As Brian Franczak has pointed out, there is a question of ethics when it
comes to basing your work on another artist's copyrighted work, and, of
course, the question of copyright law violation.

The sculptors among us are no doubt aware that there are people out there
who make a profit by molding and casting up exact replicas of an artist's
sculpture, in clear violation of copyright law (and ethics).  This practice
has been observed in the resin "garage kit" market, particularly when a
sculpture is produced by an artist as a limited edition, and is thus a
rarer, more expensive, and more sought after commodity.  On the other hand,
many small time garage kit artists produce resin sculptures based on
well-known film characters without paying for the proper permission.  This,
again, is a clear violation of a copyright, assuming the image has not yet
passed into the public domain, as such works do with the passage of time. 
Either of these aforementioned copyright violators could be prosecuted
under U.S. laws.  At the very least, these copyright thieves would be
required to cease and desist their illicit operations.

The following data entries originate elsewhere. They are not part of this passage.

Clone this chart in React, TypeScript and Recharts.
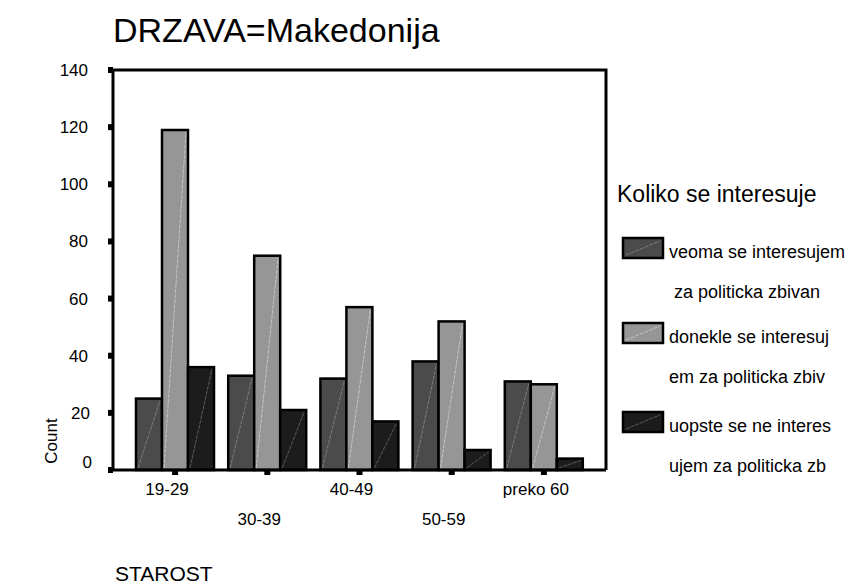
import { BarChart, Bar, XAxis, YAxis } from 'recharts';

const ageGroups = ['19-29', '30-39', '40-49', '50-59', 'preko 60'];
const veoma = [25, 33, 32, 38, 31];
const donekle = [119, 75, 57, 52, 30];
const uopste = [36, 21, 17, 7, 4];
const yTicks = [0, 20, 40, 60, 80, 100, 120, 140];

const series = [
  { key: 'veoma', fill: '#4b4b4b', hatch: '#7c7c7c', lines: ['veoma se interesujem', ' za politicka zbivan'] },
  { key: 'donekle', fill: '#969696', hatch: '#c4c4c4', lines: ['donekle se interesuj', 'em za politicka zbiv'] },
  { key: 'uopste', fill: '#1c1c1c', hatch: '#5a5a5a', lines: ['uopste se ne interes', 'ujem za politicka zb'] },
];

const data = ageGroups.map((g, i) => ({
  group: g,
  veoma: veoma[i],
  donekle: donekle[i],
  uopste: uopste[i],
}));

const FONT = '"Liberation Sans", Arial, sans-serif';
const W = 850;
const H = 588;
const margin = { top: 70, right: 244, left: 63, bottom: 78 };
const Y_AXIS_W = 50;
const X_AXIS_H = 40;

function HatchBar(props: any) {
  const { x, y, width, height, fill, hatch } = props;
  if (!height || height <= 0) return null;
  return (
    <g>
      <rect x={x} y={y} width={width} height={height} fill={fill} stroke="#000" strokeWidth={2.5} />
      <line
        x1={x + 2}
        y1={y + height - 2}
        x2={x + width - 2}
        y2={y + 2}
        stroke={hatch}
        strokeWidth={1}
        strokeDasharray="4 1"
      />
    </g>
  );
}

function XTick(props: any) {
  const { x, y, payload, index } = props;
  const dy = index % 2 === 0 ? 18 : 48;
  return (
    <text x={x - 8} y={y + dy} textAnchor="middle" fontSize={17} fontFamily={FONT} fill="#000">
      {payload.value}
    </text>
  );
}

function YTick(props: any) {
  const { x, y, payload } = props;
  const shiftY = payload.value === 0 ? -8 : 0;
  const shiftX = payload.value === 0 ? 4 : payload.value === 20 ? 2 : 0;
  return (
    <text x={x + shiftX} y={y + shiftY + 6} textAnchor="end" fontSize={17} fontFamily={FONT} fill="#000">
      {payload.value}
    </text>
  );
}

export default function App() {
  const plotLeft = margin.left + Y_AXIS_W;
  const plotTop = margin.top;
  const plotRight = W - margin.right;
  const plotBottom = H - margin.bottom - X_AXIS_H;

  return (
    <div style={{ position: 'absolute', left: 0, top: 0, width: W, height: H, background: '#fff' }}>
      <BarChart width={W} height={H} data={data} margin={margin} barCategoryGap={7} barGap={0}>
        <XAxis
          dataKey="group"
          height={X_AXIS_H}
          padding={{ left: 16, right: 16 }}
          axisLine={{ stroke: '#000', strokeWidth: 3 }}
          tickLine={{ stroke: '#000', strokeWidth: 6 }}
          tickSize={5}
          tick={<XTick />}
          interval={0}
        />
        <YAxis
          width={Y_AXIS_W}
          domain={[0, 140]}
          ticks={yTicks}
          axisLine={{ stroke: '#000', strokeWidth: 3 }}
          tickLine={{ stroke: '#000', strokeWidth: 6 }}
          tickSize={5}
          tickMargin={20}
          tick={<YTick />}
          interval={0}
        />
        {series.map((s) => (
          <Bar
            key={s.key}
            dataKey={s.key}
            fill={s.fill}
            isAnimationActive={false}
            shape={(p: any) => <HatchBar {...p} fill={s.fill} hatch={s.hatch} />}
          />
        ))}
      </BarChart>

      <svg
        width={W}
        height={H}
        style={{ position: 'absolute', left: 0, top: 0, pointerEvents: 'none' }}
        fontFamily={FONT}
      >
        {/* top and right edges of the plot frame */}
        <polyline
          points={`${plotLeft},${plotTop} ${plotRight},${plotTop} ${plotRight},${plotBottom}`}
          fill="none"
          stroke="#000"
          strokeWidth={3}
        />

        <text x={113} y={42} fontSize={34} fill="#000">DRZAVA=Makedonija</text>
        <text x={0} y={0} fontSize={17} fill="#000" textAnchor="middle" transform="translate(57 441) rotate(-90)">
          Count
        </text>
        <text x={115} y={581} fontSize={21} fill="#000">STAROST</text>

        <text x={617} y={202} fontSize={23} fill="#000">Koliko se interesuje</text>
        {series.map((s, i) => {
          const top = [238, 323, 412][i];
          return (
            <g key={s.key}>
              <rect x={623} y={top} width={40} height={20} fill={s.fill} stroke="#000" strokeWidth={2.5} />
              <line x1={626} y1={top + 17} x2={660} y2={top + 3} stroke={s.hatch} strokeWidth={1} strokeDasharray="4 1" />
              <text x={669} y={top + 20} fontSize={18} fill="#000" style={{ whiteSpace: 'pre' }}>{s.lines[0]}</text>
              <text x={669} y={top + 60} fontSize={18} fill="#000" style={{ whiteSpace: 'pre' }}>{s.lines[1]}</text>
            </g>
          );
        })}
      </svg>
    </div>
  );
}
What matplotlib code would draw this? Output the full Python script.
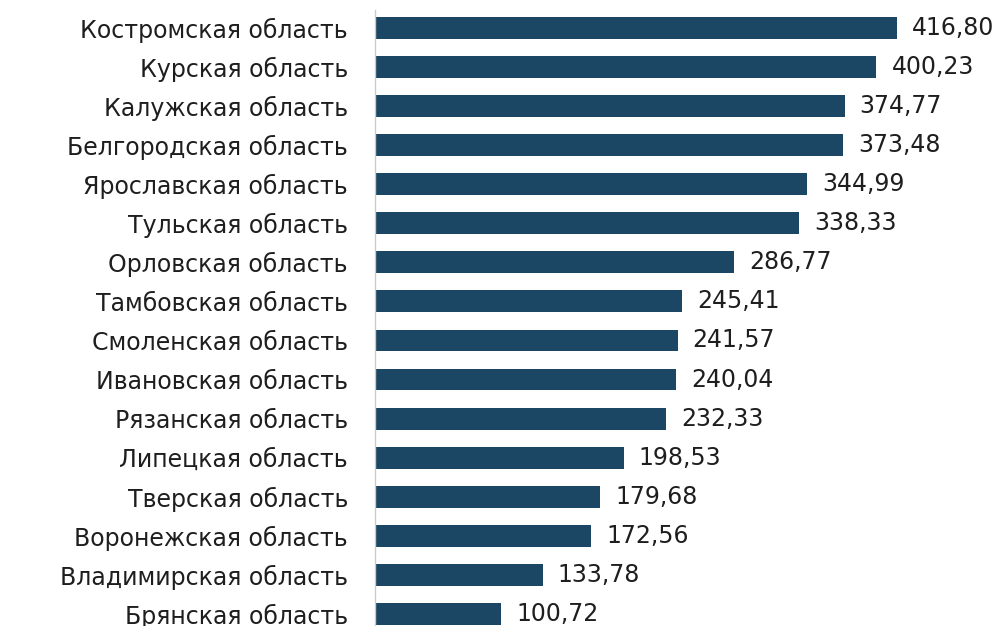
import matplotlib.pyplot as plt

regions = [
    "Костромская область", "Курская область", "Калужская область",
    "Белгородская область", "Ярославская область", "Тульская область",
    "Орловская область", "Тамбовская область", "Смоленская область",
    "Ивановская область", "Рязанская область", "Липецкая область",
    "Тверская область", "Воронежская область", "Владимирская область",
    "Брянская область",
]
values = [416.80, 400.23, 374.77, 373.48, 344.99, 338.33, 286.77, 245.41,
          241.57, 240.04, 232.33, 198.53, 179.68, 172.56, 133.78, 100.72]

plt.rcParams['font.family'] = ['DejaVu Sans']

fig = plt.figure(figsize=(10.04, 6.26), dpi=100)
# axes placed in pixel terms: left edge at x=375, top at y=10
ax = fig.add_axes([375 / 1004, 0, 1 - 375 / 1004, 1 - 10 / 626])

y = list(range(len(regions)))
ax.barh(y, values, height=0.56, color='#1b4764')

for yi, v in zip(y, values):
    ax.text(v + 12, yi, f"{v:.2f}".replace('.', ','), va='center', ha='left',
            fontsize=17, color='#1e1e1e')

ax.set_yticks(y, regions)
ax.tick_params(axis='y', length=0, pad=19.5, labelsize=17, labelcolor='#1e1e1e')
ax.set_xticks([])
ax.set_xlim(0, 502)
ax.set_ylim(15.31, -0.46)

for side in ['top', 'right', 'bottom']:
    ax.spines[side].set_visible(False)
ax.spines['left'].set_color('#cccccc')
ax.spines['left'].set_linewidth(1)

fig.savefig("out.png", dpi=100)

Gurney's works are more in the "gray area" of law and ethics.  James Gurney
is demonstrably a talented painter of great imagination who has produced
many colorful works.  On the other hand, the hallmark of a prolific and
profitable artist of his ilk is his economy of effort, and this is where he
clearly parts company with the likes of Mark Hallett, who takes
considerable pains in his research, and creates works that are much more
"original" in nature.  But, as others have pointed out, the skeletal basis
for the prehistoric animals depicted by various artists is essentially the
same, so a certain amount of common ground is inevitable.

The phrase I have encountered in this regard is "substantially similar." 
An artist may not legally produce a work and claim it as his/her own,
worthy of copyright protection, if it borrows from the original work of
another artist to the point of being "substantially similar" to the other
artist's original piece.  In this regard, Gregory S. Paul has written to me
that he doesn't want anyone basing a work on his drawings if the pose of
the new work is identical to the pose he has illustrated.  On the other
hand, artists may use the proportions and shapes on view in his skeletal
restorations, even though they are the result of Paul's research and
artistic effort, because that, in part, is what they are for.

What exactly is meant by "substantially similar," and how strictly is this
enforced?  Could or should James Gurney be brought up on charges for
appropriating the image of Mike Trcic'c _Daspletosaurus_?  Beats me.  It
would seem to be one of the more mysterious aspects of modern law, prone to
subjective interpretation.  And copyright law has done little to address
the area of multimedia, internet, and world wide web communications, so
this area is very murky, indeed, and caution is advised.